* Data listing:

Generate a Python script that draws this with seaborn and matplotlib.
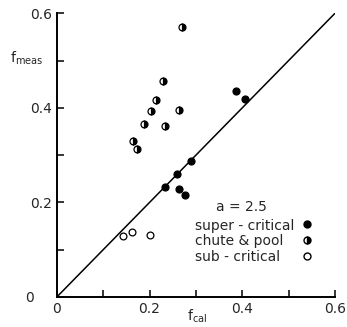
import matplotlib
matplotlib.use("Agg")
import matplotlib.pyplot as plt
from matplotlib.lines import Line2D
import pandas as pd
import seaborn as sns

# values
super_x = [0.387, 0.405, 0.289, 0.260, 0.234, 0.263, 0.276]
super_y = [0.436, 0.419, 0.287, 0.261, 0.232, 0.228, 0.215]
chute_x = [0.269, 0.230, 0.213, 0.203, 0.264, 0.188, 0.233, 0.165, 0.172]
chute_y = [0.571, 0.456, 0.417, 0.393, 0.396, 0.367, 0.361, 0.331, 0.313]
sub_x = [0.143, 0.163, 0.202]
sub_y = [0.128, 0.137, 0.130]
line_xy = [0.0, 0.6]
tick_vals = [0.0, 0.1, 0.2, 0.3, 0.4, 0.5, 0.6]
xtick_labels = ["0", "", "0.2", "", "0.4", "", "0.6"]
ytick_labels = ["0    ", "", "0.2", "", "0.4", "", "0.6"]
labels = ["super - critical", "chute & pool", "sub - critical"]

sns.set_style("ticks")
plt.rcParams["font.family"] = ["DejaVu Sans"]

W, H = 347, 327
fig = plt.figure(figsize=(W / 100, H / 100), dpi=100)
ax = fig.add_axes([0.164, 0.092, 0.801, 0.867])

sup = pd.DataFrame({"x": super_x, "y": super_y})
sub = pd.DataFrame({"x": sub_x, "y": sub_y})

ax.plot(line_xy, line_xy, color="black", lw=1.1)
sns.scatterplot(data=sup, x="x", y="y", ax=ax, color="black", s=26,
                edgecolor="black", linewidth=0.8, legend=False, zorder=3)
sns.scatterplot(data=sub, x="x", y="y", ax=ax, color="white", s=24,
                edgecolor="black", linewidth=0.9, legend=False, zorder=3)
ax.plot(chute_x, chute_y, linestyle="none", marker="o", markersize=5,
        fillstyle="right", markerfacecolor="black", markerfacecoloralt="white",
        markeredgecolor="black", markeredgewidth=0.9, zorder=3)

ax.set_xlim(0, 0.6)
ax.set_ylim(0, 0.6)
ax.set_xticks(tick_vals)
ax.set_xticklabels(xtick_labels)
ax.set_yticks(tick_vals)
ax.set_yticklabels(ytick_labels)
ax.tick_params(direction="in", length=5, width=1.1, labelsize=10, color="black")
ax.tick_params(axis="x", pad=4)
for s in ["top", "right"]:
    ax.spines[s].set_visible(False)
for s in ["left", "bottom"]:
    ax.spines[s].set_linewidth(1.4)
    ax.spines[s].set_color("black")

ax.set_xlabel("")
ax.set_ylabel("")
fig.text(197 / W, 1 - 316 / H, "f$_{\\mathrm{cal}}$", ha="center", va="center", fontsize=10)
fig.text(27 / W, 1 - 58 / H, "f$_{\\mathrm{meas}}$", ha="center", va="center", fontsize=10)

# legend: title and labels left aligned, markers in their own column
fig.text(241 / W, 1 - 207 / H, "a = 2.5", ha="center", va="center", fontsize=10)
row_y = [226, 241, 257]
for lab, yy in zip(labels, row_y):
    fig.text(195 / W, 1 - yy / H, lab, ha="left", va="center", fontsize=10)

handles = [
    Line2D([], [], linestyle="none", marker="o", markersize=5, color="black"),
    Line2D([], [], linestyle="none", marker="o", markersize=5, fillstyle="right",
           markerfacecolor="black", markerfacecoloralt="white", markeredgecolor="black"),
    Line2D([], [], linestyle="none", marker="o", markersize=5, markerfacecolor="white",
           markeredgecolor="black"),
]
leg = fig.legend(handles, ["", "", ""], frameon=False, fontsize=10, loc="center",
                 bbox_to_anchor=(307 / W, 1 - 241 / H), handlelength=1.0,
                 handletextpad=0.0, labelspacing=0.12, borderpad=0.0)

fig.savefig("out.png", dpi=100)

---

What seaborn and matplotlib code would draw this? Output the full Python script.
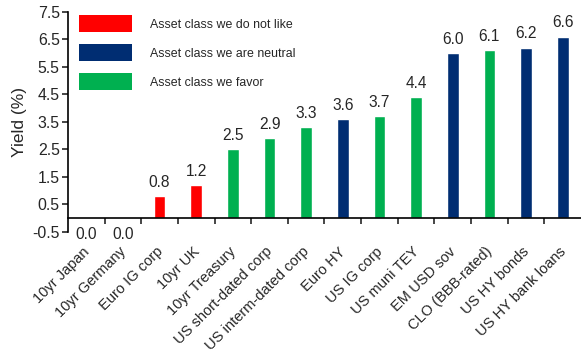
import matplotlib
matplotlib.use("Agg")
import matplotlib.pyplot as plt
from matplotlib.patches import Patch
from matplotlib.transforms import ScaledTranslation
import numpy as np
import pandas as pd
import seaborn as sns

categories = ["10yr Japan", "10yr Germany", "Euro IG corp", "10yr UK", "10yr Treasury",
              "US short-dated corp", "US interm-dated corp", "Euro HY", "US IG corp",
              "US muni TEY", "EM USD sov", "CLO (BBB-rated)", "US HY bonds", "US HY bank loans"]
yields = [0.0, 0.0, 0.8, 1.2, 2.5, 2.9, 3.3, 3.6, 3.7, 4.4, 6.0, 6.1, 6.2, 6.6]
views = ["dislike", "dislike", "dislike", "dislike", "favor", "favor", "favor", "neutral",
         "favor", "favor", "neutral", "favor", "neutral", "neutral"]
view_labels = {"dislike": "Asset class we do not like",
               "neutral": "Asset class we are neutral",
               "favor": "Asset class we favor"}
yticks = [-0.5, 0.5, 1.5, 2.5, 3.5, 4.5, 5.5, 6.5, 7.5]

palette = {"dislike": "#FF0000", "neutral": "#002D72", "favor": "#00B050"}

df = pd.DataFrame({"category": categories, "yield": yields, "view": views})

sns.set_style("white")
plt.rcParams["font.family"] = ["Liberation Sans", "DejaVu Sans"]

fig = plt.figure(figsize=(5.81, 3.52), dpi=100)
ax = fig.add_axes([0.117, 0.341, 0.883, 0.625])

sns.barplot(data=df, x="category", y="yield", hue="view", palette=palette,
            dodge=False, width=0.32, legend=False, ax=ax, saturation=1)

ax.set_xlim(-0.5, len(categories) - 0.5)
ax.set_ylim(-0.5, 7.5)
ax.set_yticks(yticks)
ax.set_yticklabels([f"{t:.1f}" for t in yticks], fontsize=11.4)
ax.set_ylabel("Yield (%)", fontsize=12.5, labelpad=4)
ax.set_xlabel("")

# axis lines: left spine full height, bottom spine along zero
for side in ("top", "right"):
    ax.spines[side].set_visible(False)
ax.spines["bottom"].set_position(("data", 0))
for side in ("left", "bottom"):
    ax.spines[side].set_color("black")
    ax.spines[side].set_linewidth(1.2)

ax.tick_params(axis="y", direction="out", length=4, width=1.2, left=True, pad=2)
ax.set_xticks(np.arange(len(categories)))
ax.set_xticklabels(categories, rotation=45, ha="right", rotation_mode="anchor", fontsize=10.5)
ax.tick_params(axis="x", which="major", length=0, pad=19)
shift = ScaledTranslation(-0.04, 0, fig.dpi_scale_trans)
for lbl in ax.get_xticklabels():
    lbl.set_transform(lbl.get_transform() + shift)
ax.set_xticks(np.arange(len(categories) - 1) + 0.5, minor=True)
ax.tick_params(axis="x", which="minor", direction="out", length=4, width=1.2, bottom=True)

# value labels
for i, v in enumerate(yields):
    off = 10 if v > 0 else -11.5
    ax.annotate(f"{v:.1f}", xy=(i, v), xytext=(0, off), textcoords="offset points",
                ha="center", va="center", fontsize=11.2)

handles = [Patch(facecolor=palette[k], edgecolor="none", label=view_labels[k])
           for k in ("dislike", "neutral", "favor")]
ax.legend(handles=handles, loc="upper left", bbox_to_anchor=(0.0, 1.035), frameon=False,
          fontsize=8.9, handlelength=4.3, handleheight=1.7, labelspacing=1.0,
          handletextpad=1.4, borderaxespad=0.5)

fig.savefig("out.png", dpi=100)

* What is expected: Any pictures should be left out. Reproduce every line from the one holding "What seaborn and" down to the one holding "yticks = [-0.5, 0.5, 1.5, 2.5, 3.5, 4.5, 5.5, 6.5, 7.5]", both of those lines included.

* Full output:
What seaborn and matplotlib code would draw this? Output the full Python script.
import matplotlib
matplotlib.use("Agg")
import matplotlib.pyplot as plt
from matplotlib.patches import Patch
from matplotlib.transforms import ScaledTranslation
import numpy as np
import pandas as pd
import seaborn as sns

categories = ["10yr Japan", "10yr Germany", "Euro IG corp", "10yr UK", "10yr Treasury",
              "US short-dated corp", "US interm-dated corp", "Euro HY", "US IG corp",
              "US muni TEY", "EM USD sov", "CLO (BBB-rated)", "US HY bonds", "US HY bank loans"]
yields = [0.0, 0.0, 0.8, 1.2, 2.5, 2.9, 3.3, 3.6, 3.7, 4.4, 6.0, 6.1, 6.2, 6.6]
views = ["dislike", "dislike", "dislike", "dislike", "favor", "favor", "favor", "neutral",
         "favor", "favor", "neutral", "favor", "neutral", "neutral"]
view_labels = {"dislike": "Asset class we do not like",
               "neutral": "Asset class we are neutral",
               "favor": "Asset class we favor"}
yticks = [-0.5, 0.5, 1.5, 2.5, 3.5, 4.5, 5.5, 6.5, 7.5]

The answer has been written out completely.